Southern senators perfected the filibuster as a tool of racial oppression, wielding it with surgical precision against any legislation that threatened white supremacy while allowing other business to proceed normally. Richard Russell, the Georgian who led many of these efforts, called the filibuster "the only protection the South has in the Senate." He meant protection for apartheid.
Photo: Richard Russell, via allthatsinteresting.com
This legacy persists in modern usage patterns. Research by political scientists shows that legislation affecting racial minorities faces filibuster threats at dramatically higher rates than other bills. The pattern isn't coincidental—it's constitutional.
Conservative Counterarguments Fall Flat
Defenders of the filibuster typically invoke three arguments: protecting minority rights, encouraging bipartisanship, and preserving the Senate's deliberative character. Each crumbles under scrutiny.
The "minority rights" argument confuses partisan minorities with vulnerable populations. The filibuster protects the interests of conservative senators, not minority communities. Indeed, it has historically been used to oppress racial minorities, and today it blocks legislation on voting rights, police reform, and economic justice that would actually protect vulnerable Americans.
The bipartisanship argument ignores political reality. The filibuster doesn't create compromise; it creates paralysis. Knowing that 41 senators can kill any bill, the majority party has little incentive to negotiate, and the minority has little incentive to participate. True bipartisanship requires good-faith actors on both sides—something increasingly rare in an era of asymmetric polarization where one party has abandoned democratic norms.
As for deliberation, the modern filibuster kills debate rather than encouraging it. When senators can block legislation without speaking, without offering alternatives, and without facing political consequences, they eliminate rather than enhance democratic discourse.
The Stakes Couldn't Be Higher
The filibuster's preservation serves conservative interests perfectly. It allows Republicans to block progressive legislation when Democrats control government while preserving their own ability to govern through reconciliation, executive action, and judicial appointments when they hold power. It's a heads-I-win-tails-you-lose proposition that makes Democratic majorities functionally meaningless.
Climate action, voting rights, gun safety, and economic justice all die in the filibuster's procedural maze while democracy itself weakens. Each failed legislative session teaches Americans that their votes don't matter, that change is impossible, and that the system serves wealthy interests over popular will.
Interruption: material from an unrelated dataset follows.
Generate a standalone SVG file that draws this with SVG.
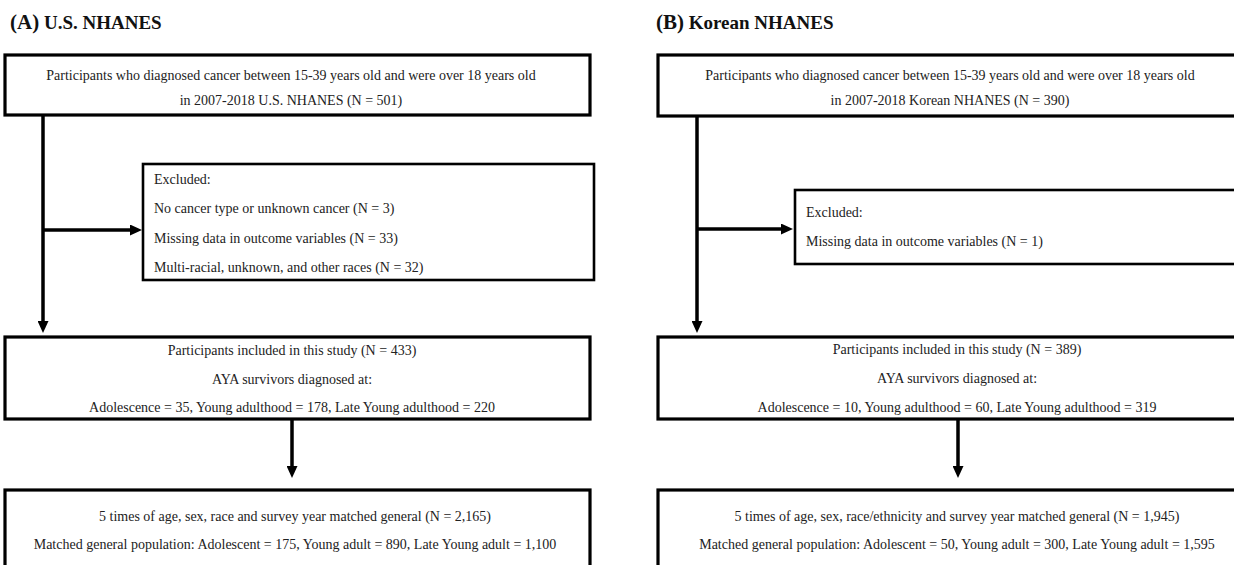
<svg xmlns="http://www.w3.org/2000/svg" width="1234" height="565" viewBox="0 0 1234 565">
<style>
.box{fill:#fff;stroke:#000;stroke-width:3.2}
.ex{fill:#fff;stroke:#000;stroke-width:2.6}
.t{font-family:"Liberation Serif","Times New Roman",serif;font-size:14px;fill:#222}
.c{text-anchor:middle}
.title{font-family:"Liberation Serif","Times New Roman",serif;font-weight:bold;fill:#111}
.big{font-size:21px}
.sm{font-size:19px}
.conn{stroke:#000;stroke-width:3.5;fill:none}
</style>
<defs>
<marker id="ah" markerUnits="userSpaceOnUse" markerWidth="12" markerHeight="11" refX="4" refY="5.5" orient="auto">
<path d="M0,0 L12,5.5 L0,11 z" fill="#000"/>
</marker>
</defs>
<rect width="1234" height="565" fill="#fff"/>
<g id="titleA"><text class="title" x="10" y="29"><tspan class="big">(A)</tspan><tspan class="sm"> U.S. NHANES</tspan></text></g>
<g id="titleB"><text class="title" x="656" y="29"><tspan class="big">(B)</tspan><tspan class="sm"> Korean NHANES</tspan></text></g>
<g id="connectors">
<path class="conn" d="M43,115 V325" marker-end="url(#ah)"/>
<path class="conn" d="M43,230 H134" marker-end="url(#ah)"/>
<path class="conn" d="M292,419 V470" marker-end="url(#ah)"/>
<path class="conn" d="M697,116 V325" marker-end="url(#ah)"/>
<path class="conn" d="M697,229 H785" marker-end="url(#ah)"/>
<path class="conn" d="M958,419 V470" marker-end="url(#ah)"/>
</g>
<g id="A1"><rect class="box" x="5" y="55" width="585" height="60"/>
<text class="t c" x="291" y="80">Participants who diagnosed cancer between 15-39 years old and were over 18 years old</text>
<text class="t c" x="291" y="105">in 2007-2018 U.S. NHANES (N = 501)</text></g>
<g id="A2"><rect class="ex" x="143" y="164" width="451" height="116"/>
<text class="t" x="154" y="184">Excluded:</text>
<text class="t" x="154" y="213">No cancer type or unknown cancer (N = 3)</text>
<text class="t" x="154" y="243">Missing data in outcome variables (N = 33)</text>
<text class="t" x="154" y="272">Multi-racial, unknown, and other races (N = 32)</text></g>
<g id="A3"><rect class="box" x="5" y="337" width="585" height="82"/>
<text class="t c" x="292" y="355">Participants included in this study (N = 433)</text>
<text class="t c" x="292" y="384">AYA survivors diagnosed at:</text>
<text class="t c" x="292" y="412">Adolescence = 35, Young adulthood = 178, Late Young adulthood = 220</text></g>
<g id="A4"><rect class="box" x="5" y="490" width="585" height="85"/>
<text class="t c" x="295" y="521">5 times of age, sex, race and survey year matched general (N = 2,165)</text>
<text class="t c" x="295" y="549">Matched general population: Adolescent = 175, Young adult = 890, Late Young adult = 1,100</text></g>
<g id="B1"><rect class="box" x="658" y="55" width="600" height="61"/>
<text class="t c" x="950" y="80">Participants who diagnosed cancer between 15-39 years old and were over 18 years old</text>
<text class="t c" x="950" y="105">in 2007-2018 Korean NHANES (N = 390)</text></g>
<g id="B2"><rect class="ex" x="795" y="190" width="470" height="74"/>
<text class="t" x="806" y="217">Excluded:</text>
<text class="t" x="806" y="246">Missing data in outcome variables (N = 1)</text></g>
<g id="B3"><rect class="box" x="658" y="337" width="600" height="82"/>
<text class="t c" x="957" y="354">Participants included in this study (N = 389)</text>
<text class="t c" x="957" y="383">AYA survivors diagnosed at:</text>
<text class="t c" x="957" y="412">Adolescence = 10, Young adulthood = 60, Late Young adulthood = 319</text></g>
<g id="B4"><rect class="box" x="658" y="490" width="600" height="85"/>
<text class="t c" x="957" y="521">5 times of age, sex, race/ethnicity and survey year matched general (N = 1,945)</text>
<text class="t c" x="957" y="549">Matched general population: Adolescent = 50, Young adult = 300, Late Young adult = 1,595</text></g>
</svg>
Meanwhile, the clock ticks toward potential Republican control in 2025. If Democrats won't eliminate the filibuster to pass their agenda, Republicans will certainly eliminate it to pass theirs—as they did for Supreme Court nominations in 2017.
The Path Forward
Eliminating the filibuster requires only 51 votes and the will to use them. Vice President Harris could break a tie, making this achievable if Democrats hold the Senate after 2024. The alternative—watching democracy die by procedural strangulation—is no alternative at all.
The choice is stark: preserve a racist relic that serves minority rule, or restore majority governance to American democracy. In a nation where every vote should count equally, the filibuster stands as a monument to the proposition that some Americans matter more than others.
The filibuster must die so that democracy can live.